GOAL: Could you copy every line from the material below in which "this" appears?

▬▬▬▬▬▬

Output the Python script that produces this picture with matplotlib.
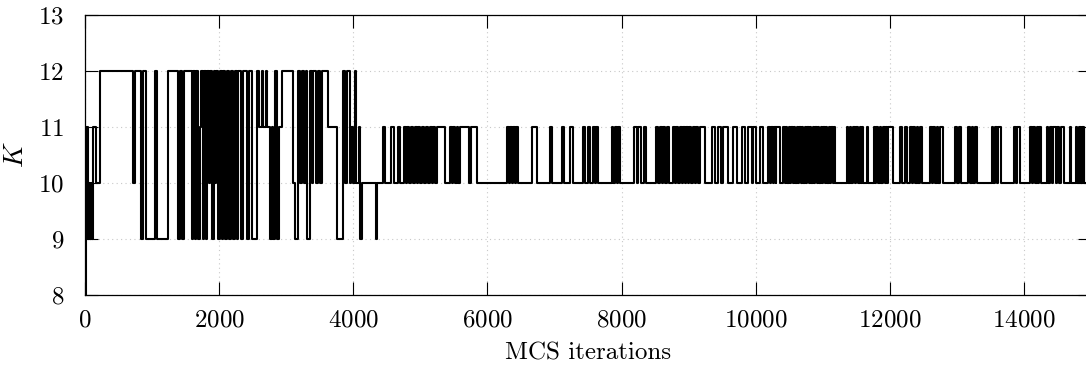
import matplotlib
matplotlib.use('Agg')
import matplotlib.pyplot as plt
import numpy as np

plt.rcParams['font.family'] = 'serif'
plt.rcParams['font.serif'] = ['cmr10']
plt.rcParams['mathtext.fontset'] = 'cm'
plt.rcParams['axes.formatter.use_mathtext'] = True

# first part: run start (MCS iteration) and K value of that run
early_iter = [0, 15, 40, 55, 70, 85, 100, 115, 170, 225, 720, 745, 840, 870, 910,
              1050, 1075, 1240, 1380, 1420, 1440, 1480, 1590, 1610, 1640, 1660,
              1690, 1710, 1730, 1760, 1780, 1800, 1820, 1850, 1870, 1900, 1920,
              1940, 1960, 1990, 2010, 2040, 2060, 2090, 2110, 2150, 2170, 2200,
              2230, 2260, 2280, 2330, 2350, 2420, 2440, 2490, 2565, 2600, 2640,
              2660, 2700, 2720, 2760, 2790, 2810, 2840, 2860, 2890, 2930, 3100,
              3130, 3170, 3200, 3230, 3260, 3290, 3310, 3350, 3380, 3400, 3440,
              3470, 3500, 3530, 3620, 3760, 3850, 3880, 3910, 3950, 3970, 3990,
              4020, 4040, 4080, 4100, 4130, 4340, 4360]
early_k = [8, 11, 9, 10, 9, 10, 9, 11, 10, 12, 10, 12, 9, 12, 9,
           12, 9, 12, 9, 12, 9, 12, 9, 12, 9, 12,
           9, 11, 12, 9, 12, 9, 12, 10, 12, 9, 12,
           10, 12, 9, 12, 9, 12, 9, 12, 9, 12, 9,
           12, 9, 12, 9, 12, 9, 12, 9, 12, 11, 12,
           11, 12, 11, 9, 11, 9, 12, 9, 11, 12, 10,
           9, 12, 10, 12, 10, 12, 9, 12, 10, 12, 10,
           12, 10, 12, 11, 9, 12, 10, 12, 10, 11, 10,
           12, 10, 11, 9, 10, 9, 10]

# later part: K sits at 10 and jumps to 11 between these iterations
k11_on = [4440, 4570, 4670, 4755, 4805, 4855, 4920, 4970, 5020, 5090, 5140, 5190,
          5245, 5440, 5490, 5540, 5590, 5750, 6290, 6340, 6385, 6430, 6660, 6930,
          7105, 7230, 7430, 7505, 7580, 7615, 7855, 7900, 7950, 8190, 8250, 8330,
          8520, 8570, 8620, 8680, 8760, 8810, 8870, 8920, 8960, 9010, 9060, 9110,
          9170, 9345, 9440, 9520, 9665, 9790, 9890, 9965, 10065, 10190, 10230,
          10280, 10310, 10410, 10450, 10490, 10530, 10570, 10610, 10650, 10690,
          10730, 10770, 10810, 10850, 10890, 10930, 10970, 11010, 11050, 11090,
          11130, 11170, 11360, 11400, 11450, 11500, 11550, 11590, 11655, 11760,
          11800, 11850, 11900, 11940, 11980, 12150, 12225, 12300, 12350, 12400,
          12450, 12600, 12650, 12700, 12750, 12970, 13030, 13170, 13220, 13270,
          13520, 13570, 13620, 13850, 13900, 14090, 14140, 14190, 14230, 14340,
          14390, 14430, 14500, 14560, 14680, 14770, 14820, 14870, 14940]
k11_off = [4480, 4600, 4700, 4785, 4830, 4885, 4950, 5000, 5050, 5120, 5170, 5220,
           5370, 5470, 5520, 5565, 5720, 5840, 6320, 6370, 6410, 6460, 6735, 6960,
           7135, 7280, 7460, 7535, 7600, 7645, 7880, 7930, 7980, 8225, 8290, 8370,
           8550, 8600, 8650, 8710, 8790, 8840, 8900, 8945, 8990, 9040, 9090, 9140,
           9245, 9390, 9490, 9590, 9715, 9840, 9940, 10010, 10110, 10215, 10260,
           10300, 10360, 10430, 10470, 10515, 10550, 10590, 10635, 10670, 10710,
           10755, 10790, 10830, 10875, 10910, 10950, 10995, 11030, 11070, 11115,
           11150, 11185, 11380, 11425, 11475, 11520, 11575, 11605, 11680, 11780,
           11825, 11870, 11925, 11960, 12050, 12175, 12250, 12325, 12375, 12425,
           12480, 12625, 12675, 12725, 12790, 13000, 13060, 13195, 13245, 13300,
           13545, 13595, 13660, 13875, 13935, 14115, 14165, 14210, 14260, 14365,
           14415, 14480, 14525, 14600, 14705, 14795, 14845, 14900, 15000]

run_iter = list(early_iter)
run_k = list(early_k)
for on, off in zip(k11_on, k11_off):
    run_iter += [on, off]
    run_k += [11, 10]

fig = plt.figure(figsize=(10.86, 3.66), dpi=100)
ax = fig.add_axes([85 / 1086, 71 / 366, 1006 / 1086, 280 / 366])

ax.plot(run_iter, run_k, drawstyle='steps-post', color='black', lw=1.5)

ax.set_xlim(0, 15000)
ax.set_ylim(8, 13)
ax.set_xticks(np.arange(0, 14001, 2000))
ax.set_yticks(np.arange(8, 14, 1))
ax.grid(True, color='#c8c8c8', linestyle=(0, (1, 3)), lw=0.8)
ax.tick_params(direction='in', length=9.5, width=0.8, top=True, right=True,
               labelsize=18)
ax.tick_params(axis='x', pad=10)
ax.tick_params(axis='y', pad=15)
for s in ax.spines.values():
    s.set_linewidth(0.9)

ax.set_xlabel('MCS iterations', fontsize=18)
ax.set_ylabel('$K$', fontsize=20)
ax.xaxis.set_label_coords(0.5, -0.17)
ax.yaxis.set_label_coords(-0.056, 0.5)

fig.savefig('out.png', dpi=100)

▬▬▬▬▬▬

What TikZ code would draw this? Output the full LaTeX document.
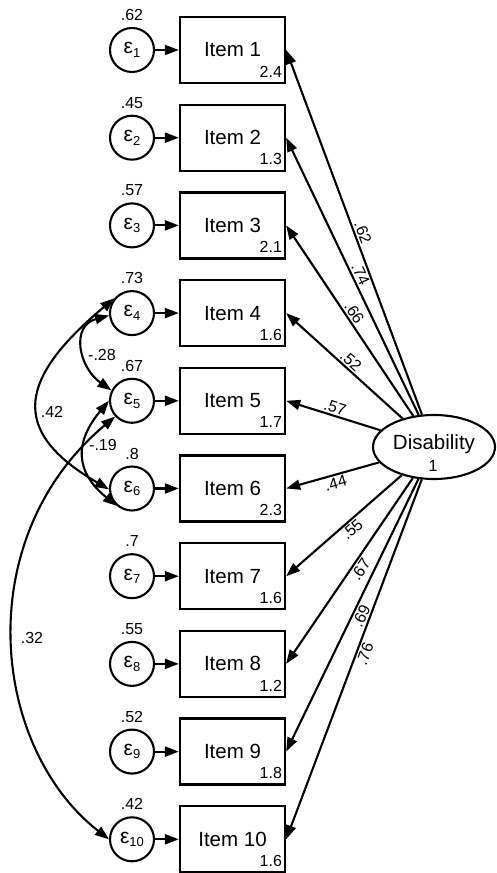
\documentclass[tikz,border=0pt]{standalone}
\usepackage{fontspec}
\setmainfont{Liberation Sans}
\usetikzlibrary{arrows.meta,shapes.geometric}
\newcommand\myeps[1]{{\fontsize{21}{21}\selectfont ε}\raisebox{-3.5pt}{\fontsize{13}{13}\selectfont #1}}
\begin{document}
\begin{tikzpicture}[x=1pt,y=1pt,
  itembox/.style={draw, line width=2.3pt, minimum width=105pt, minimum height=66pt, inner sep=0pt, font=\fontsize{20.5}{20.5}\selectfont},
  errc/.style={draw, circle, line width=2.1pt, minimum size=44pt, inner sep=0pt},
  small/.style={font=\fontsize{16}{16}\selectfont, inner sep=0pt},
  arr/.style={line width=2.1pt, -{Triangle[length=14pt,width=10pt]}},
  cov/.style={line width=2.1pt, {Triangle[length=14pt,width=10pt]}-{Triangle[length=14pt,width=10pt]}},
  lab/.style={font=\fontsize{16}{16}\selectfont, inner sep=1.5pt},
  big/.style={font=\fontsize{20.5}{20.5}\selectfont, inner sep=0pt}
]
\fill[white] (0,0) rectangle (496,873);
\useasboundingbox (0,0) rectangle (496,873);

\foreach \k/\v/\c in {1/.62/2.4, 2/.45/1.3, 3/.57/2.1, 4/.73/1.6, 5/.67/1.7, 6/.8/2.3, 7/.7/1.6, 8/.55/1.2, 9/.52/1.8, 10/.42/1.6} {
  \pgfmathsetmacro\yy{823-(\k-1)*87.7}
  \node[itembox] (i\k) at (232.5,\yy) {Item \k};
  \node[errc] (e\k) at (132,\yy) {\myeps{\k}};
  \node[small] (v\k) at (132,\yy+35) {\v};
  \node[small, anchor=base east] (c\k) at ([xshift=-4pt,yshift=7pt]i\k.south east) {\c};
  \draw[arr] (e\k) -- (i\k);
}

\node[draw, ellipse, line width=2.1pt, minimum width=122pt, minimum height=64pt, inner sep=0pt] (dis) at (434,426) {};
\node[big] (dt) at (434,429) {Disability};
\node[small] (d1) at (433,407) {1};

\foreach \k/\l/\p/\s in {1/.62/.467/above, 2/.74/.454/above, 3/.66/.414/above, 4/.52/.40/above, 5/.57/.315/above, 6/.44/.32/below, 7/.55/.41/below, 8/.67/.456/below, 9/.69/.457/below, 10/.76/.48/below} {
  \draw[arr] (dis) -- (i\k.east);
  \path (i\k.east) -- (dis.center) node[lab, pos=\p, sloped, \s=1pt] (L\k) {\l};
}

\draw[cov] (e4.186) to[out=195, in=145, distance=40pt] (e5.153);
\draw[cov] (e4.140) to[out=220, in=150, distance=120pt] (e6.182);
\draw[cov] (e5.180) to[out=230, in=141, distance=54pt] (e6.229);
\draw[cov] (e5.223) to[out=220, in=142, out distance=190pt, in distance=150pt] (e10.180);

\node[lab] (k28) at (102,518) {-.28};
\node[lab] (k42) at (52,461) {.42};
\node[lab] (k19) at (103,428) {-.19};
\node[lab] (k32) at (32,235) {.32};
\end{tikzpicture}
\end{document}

▬▬▬▬▬▬

COMPLETE ANSWER:
Output the Python script that produces this picture with matplotlib.
What TikZ code would draw this? Output the full LaTeX document.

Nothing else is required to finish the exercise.